Monitoring agents without trace capture and eval suites is monitoring in the dark. The good news: both are cheap and the data you need already exists. To see the full observability stack running live, book a demo.

A common monitoring anti-pattern is relying on the agent's own self-reports. Agents will cheerfully say 'task completed successfully' when they actually produced a wrong result, because from the agent's perspective the task is done. You cannot trust the agent to grade its own output. Every monitoring signal should come from an independent source: dbt test results, warehouse row counts, human review scores. Trust but verify; actually, skip the trust part.
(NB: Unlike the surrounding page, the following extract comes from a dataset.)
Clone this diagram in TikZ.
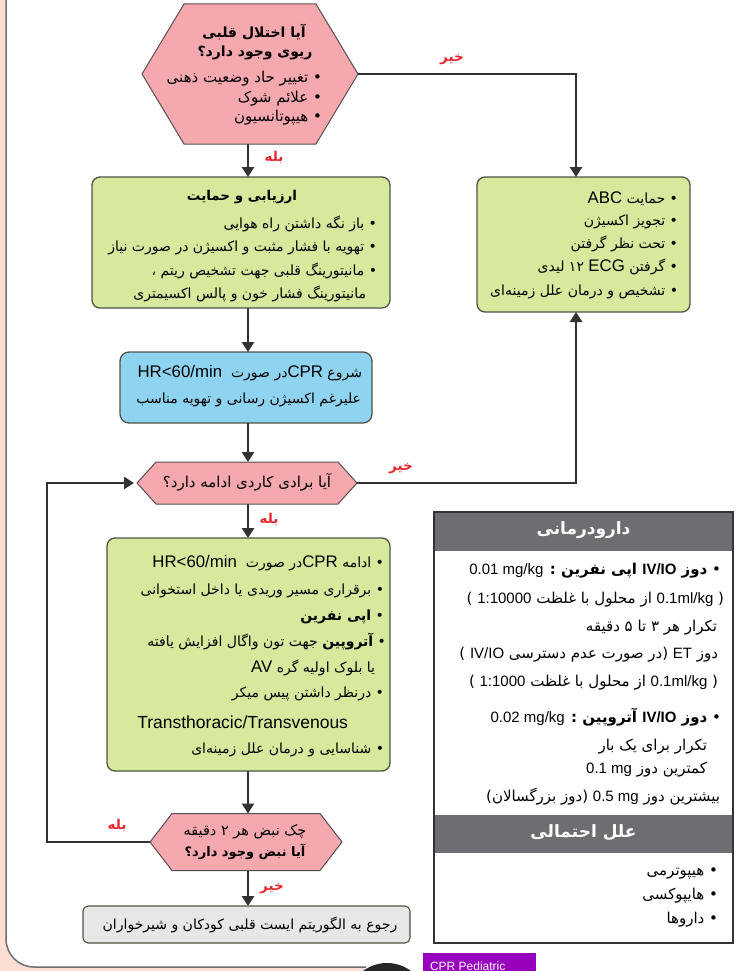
\documentclass[tikz,border=0pt]{standalone}
\usepackage{fontspec}
\setmainfont{Liberation Sans}
\newfontfamily\fa[Script=Arabic]{DejaVu Sans}
\newfontfamily\latA{Liberation Sans}[Scale=1.2]
\TeXXeTstate=1
\usetikzlibrary{arrows.meta,calc}
\definecolor{hexc}{RGB}{245,168,173}
\definecolor{hexline}{RGB}{85,80,80}
\definecolor{greenc}{RGB}{214,233,156}
\definecolor{boxline}{RGB}{80,82,70}
\definecolor{bluec}{RGB}{142,212,241}
\definecolor{grayc}{RGB}{231,231,232}
\definecolor{headc}{RGB}{109,110,113}
\definecolor{redc}{RGB}{232,38,45}
\definecolor{linec}{RGB}{50,50,50}
\definecolor{pinkc}{RGB}{252,222,212}
\definecolor{framec}{RGB}{110,110,110}
\definecolor{purplec}{RGB}{153,0,190}
\newcommand\rtl[1]{{\fa\strut\beginR #1\endR}}
\newcommand\ltr[1]{\beginL{\latA #1}\endL}
\newcommand\ltt[1]{\beginL{\rmfamily #1}\endL}
\newcommand\hexdraw[5]{\filldraw[hexst] ({#1-#3},#2) -- ({#1-#4},{#2-#5}) -- ({#1+#4},{#2-#5}) -- ({#1+#3},#2) -- ({#1+#4},{#2+#5}) -- ({#1-#4},{#2+#5}) -- cycle;}
\tikzset{
  tx/.style={inner sep=0pt, outer sep=0pt, font=\fontsize{14}{17}\selectfont, text=black},
  txr/.style={tx, anchor=east},
  txc/.style={tx, anchor=center},
  hx/.style={tx, font=\fontsize{15}{18}\selectfont},
  tbl/.style={tx, anchor=east, font=\fontsize{15}{18}\selectfont},
  ttl/.style={tx, anchor=center, font=\fontsize{14}{17}\selectfont\bfseries},
  lab/.style={tx, anchor=center, text=redc, font=\fontsize{13.5}{16}\selectfont\bfseries},
  hexst/.style={draw=hexline, fill=hexc, line width=1pt},
  hexnode/.style={inner sep=0pt, outer sep=0pt},
  gbox/.style={draw=boxline, fill=greenc, line width=1.3pt, rounded corners=8pt, inner sep=0pt, outer sep=0pt},
  bbox/.style={draw=boxline, fill=bluec, line width=1.3pt, rounded corners=9pt, inner sep=0pt, outer sep=0pt},
  grbox/.style={draw=boxline, fill=grayc, line width=1.1pt, rounded corners=5pt, inner sep=0pt, outer sep=0pt},
  tabbox/.style={draw=black!80, line width=1.4pt, inner sep=0pt, outer sep=0pt},
  headbox/.style={fill=headc, inner sep=0pt, outer sep=0pt},
  headtx/.style={tx, anchor=center, text=white, font=\fontsize{17}{20}\selectfont\bfseries},
  arr/.style={draw=linec, line width=2.6pt, -{Triangle[length=10pt,width=12pt]}},
}
\begin{document}
\begin{tikzpicture}[x=1pt,y=-1pt]
\useasboundingbox (0,0) rectangle (750,971);
\clip (0,0) rectangle (750,971);
% page frame
\fill[white] (0,0) rectangle (750,971);
\fill[pinkc] (0,0) rectangle (6,971);
\fill[pinkc] (0,930) rectangle (365,971);
\fill[white, rounded corners=28pt] (6,-60) rectangle (800,967);
\draw[framec, line width=1.5pt, rounded corners=28pt] (6,-60) -- (6,967) -- (366,967);
\fill[black!85] (387,1003) circle (40pt);
\fill[purplec] (423,953) rectangle (536,975);
\node[tx, anchor=base west, text=white, font=\fontsize{12}{14}\selectfont] (tab) at (430,970) {CPR Pediatric};

\coordinate (cx) at (248,0);
% hexagon 1
\hexdraw{250}{74}{108}{66}{70}
\node[hexnode, minimum width=216pt, minimum height=140pt] (h1) at (250,74) {};
\node[ttl] (h1a) at (254,33) {\rtl{آیا اختلال قلبی}};
\node[ttl] (h1b) at (255,53) {\rtl{ریوی وجود دارد؟}};
\node[hx, anchor=east] (h1c) at (322,79) {\rtl{• تغییر حاد وضعیت ذهنی}};
\node[hx, anchor=east] (h1d) at (322,99) {\rtl{• علائم شوک}};
\node[hx, anchor=east] (h1e) at (322,118) {\rtl{• هیپوتانسیون}};

% green box 1
\node[gbox, minimum width=298pt, minimum height=131pt] (g1) at (241,242.5) {};
\node[ttl, font=\fontsize{13.5}{17}\selectfont\bfseries] (g1t) at (242,197) {\rtl{ارزیابی و حمایت}};
\node[txr] (g1a) at (377,225) {\rtl{• باز نگه داشتن راه هوایی}};
\node[txr] (g1b) at (377,248) {\rtl{• تهویه با فشار مثبت و اکسیژن در صورت نیاز}};
\node[txr] (g1c) at (377,272) {\rtl{• مانیتورینگ قلبی جهت تشخیص ریتم ،}};
\node[txr] (g1d) at (366,295) {\rtl{مانیتورینگ فشار خون و پالس اکسیمتری}};

% blue box
\node[bbox, minimum width=252pt, minimum height=71pt] (b1) at (246,387.5) {};
\node[txr] (b1a) at (362,374) {\rtl{شروع \ltr{CPR}در صورت~~\ltr{HR<60/min}}};
\node[txr] (b1b) at (361,400) {\rtl{علیرغم اکسیژن رسانی و تهویه مناسب}};

% hexagon 2
\hexdraw{247}{483}{110}{91}{21}
\node[hexnode, minimum width=220pt, minimum height=42pt] (h2) at (247,483) {};
\node[hx, anchor=center] (h2a) at (247,483) {\rtl{آیا برادی کاردی ادامه دارد؟}};

% green box 2
\node[gbox, minimum width=283pt, minimum height=233pt] (g2) at (248.5,654.5) {};
\node[txr] (g2a) at (384,564) {\rtl{• ادامه \ltr{CPR}در صورت~~\ltr{HR<60/min}}};
\node[txr] (g2b) at (384,591) {\rtl{• برقراری مسیر وریدی یا داخل استخوانی}};
\node[txr] (g2c) at (384,617) {\rtl{• {\bfseries اپی نفرین}}};
\node[txr] (g2d) at (386,642) {\rtl{• {\bfseries آتروپین} جهت تون واگال افزایش یافته}};
\node[txr] (g2e) at (375,669) {\rtl{یا بلوک اولیه گره \ltr{AV}}};
\node[txr] (g2f) at (384,694) {\rtl{• درنظر داشتن پیس میکر}};
\node[tx, anchor=east, font=\fontsize{17.5}{20}\selectfont] (g2g) at (348,724) {\strut Transthoracic/Transvenous};
\node[txr] (g2h) at (384,750) {\rtl{• شناسایی و درمان علل زمینه‌ای}};

% hexagon 3
\hexdraw{246}{842}{96}{74}{28.5}
\node[hexnode, minimum width=192pt, minimum height=57pt] (h3) at (246,842) {};
\node[tx, anchor=center, font=\fontsize{14.5}{17}\selectfont] (h3a) at (245,832) {\rtl{چک نبض هر ۲ دقیقه}};
\node[ttl, font=\fontsize{13}{16}\selectfont\bfseries] (h3b) at (245,853) {\rtl{آیا نبض وجود دارد؟}};

% gray box
\node[grbox, minimum width=327pt, minimum height=37pt] (gr) at (246.5,924.5) {};
\node[txc] (gra) at (250,926) {\rtl{رجوع به الگوریتم ایست قلبی کودکان و شیرخواران}};

% right green box
\node[gbox, minimum width=213pt, minimum height=135pt] (r1) at (583.5,244.5) {};
\node[txr] (r1a) at (678,200) {\rtl{• حمایت \ltr{ABC}}};
\node[txr] (r1b) at (678,222) {\rtl{• تجویز اکسیژن}};
\node[txr] (r1c) at (678,245) {\rtl{• تحت نظر گرفتن}};
\node[txr] (r1d) at (678,268) {\rtl{• گرفتن \ltr{ECG} \beginL ۱۲\endL{} لیدی}};
\node[txr] (r1e) at (678,292) {\rtl{• تشخیص و درمان علل زمینه‌ای}};
\coordinate (rtop) at (576,177);
\coordinate (rbot) at (576,312);

% drug table
\node[tabbox, minimum width=299pt, minimum height=431pt] (tb) at (583.5,727.5) {};
\node[headbox, minimum width=297.6pt, minimum height=38pt] (th1) at (583.5,531.7) {};
\node[headtx] (th1t) at (583.5,530) {\rtl{دارودرمانی}};
\node[tbl] (d1) at (721,571) {\rtl{• {\bfseries دوز \ltt{IV/IO} اپی نفرین :} \ltt{0.01 mg/kg}}};
\node[tbl] (d2) at (724,600) {\rtl{( \ltt{0.1ml/kg} از محلول با غلظت \ltt{1:10000} )}};
\node[tbl] (d3) at (717,628) {\rtl{تکرار هر ۳ تا ۵ دقیقه}};
\node[tbl] (d4) at (718,655) {\rtl{دوز \ltt{ET} (در صورت عدم دسترسی \ltt{IV/IO} )}};
\node[tbl] (d5) at (718,683) {\rtl{( \ltt{0.1ml/kg} از محلول با غلظت \ltt{1:1000} )}};
\node[tbl] (d6) at (721,718) {\rtl{• {\bfseries دوز \ltt{IV/IO} آتروپین :} \ltt{0.02 mg/kg}}};
\node[tbl] (d7) at (707,747) {\rtl{تکرار برای یک بار}};
\node[tbl] (d8) at (707,770) {\rtl{کمترین دوز \ltt{0.1 mg}}};
\node[tbl] (d9) at (720,797) {\rtl{بیشترین دوز \ltt{0.5 mg} (دوز بزرگسالان)}};
\node[headbox, minimum width=297.6pt, minimum height=38pt] (th2) at (583.5,834) {};
\node[headtx] (th2t) at (583.5,833) {\rtl{علل احتمالی}};
\node[tbl] (c1) at (718,872) {\rtl{• هیپوترمی}};
\node[tbl] (c2) at (718,896) {\rtl{• هایپوکسی}};
\node[tbl] (c3) at (718,920) {\rtl{• داروها}};

% connectors
\draw[arr] (cx |- h1.south) -- (cx |- g1.north);
\draw[arr] (cx |- g1.south) -- (cx |- b1.north);
\draw[arr] (cx |- b1.south) -- (cx |- h2.north);
\draw[arr] (cx |- h2.south) -- (cx |- g2.north);
\draw[arr] (cx |- g2.south) -- (cx |- h3.north);
\draw[arr] (cx |- h3.south) -- (cx |- gr.north);
\draw[arr] (h1.east) -| (rtop);
\draw[arr] (h2.east) -| (rbot);
\coordinate (loopb) at (47,842);
\coordinate (loopt) at (47,483);
\draw[arr, shorten >=3pt] (h3.west) -- (loopb) -- (loopt) -- (h2.west);

% labels
\node[lab] (l1) at (274,158) {\rtl{بله}};
\node[lab] (l2) at (452,58) {\rtl{خیر}};
\node[lab] (l3) at (401,467) {\rtl{خیر}};
\node[lab] (l4) at (269,520) {\rtl{بله}};
\node[lab] (l5) at (117,826) {\rtl{بله}};
\node[lab] (l6) at (272,887) {\rtl{خیر}};
\end{tikzpicture}
\end{document}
Alert fatigue is the other failure mode. Teams that monitor everything at the same severity drown their on-call in noise. The fix is tiered alerting: P0 for anything that breaks production data, P1 for correctness regressions, P2 for cost anomalies, P3 for informational. Route each tier to a different channel and different response SLA. Data Workers ships default alert tiers that most teams can adopt unchanged, which saves the tuning pain of building the tier system from scratch.

A powerful monitoring technique is canary tasks — a set of synthetic tasks with known-correct answers that run on every deployment. The canary catches regressions before real users see them. Data Workers' reference deployment includes a 50-task canary suite that runs on every model or prompt change. If any canary fails, the deployment rolls back automatically. This is the agent equivalent of synthetic monitoring for web services and it is just as valuable.

The human feedback loop is the most underrated monitoring signal. Every time a human corrects or overrides an agent's output, that correction is a data point. Capture it, index it, and use it to identify agents or tasks with high correction rates. Agents with rising correction rates need attention. Agents with dropping correction rates are improving. Data Workers' feedback capture is built into the gate UI so engineers can flag bad output with a single click.

Classic APM catches liveness. Agent monitoring needs correctness. Trace capture, eval suites, and data-layer assertions are the three signals that matter.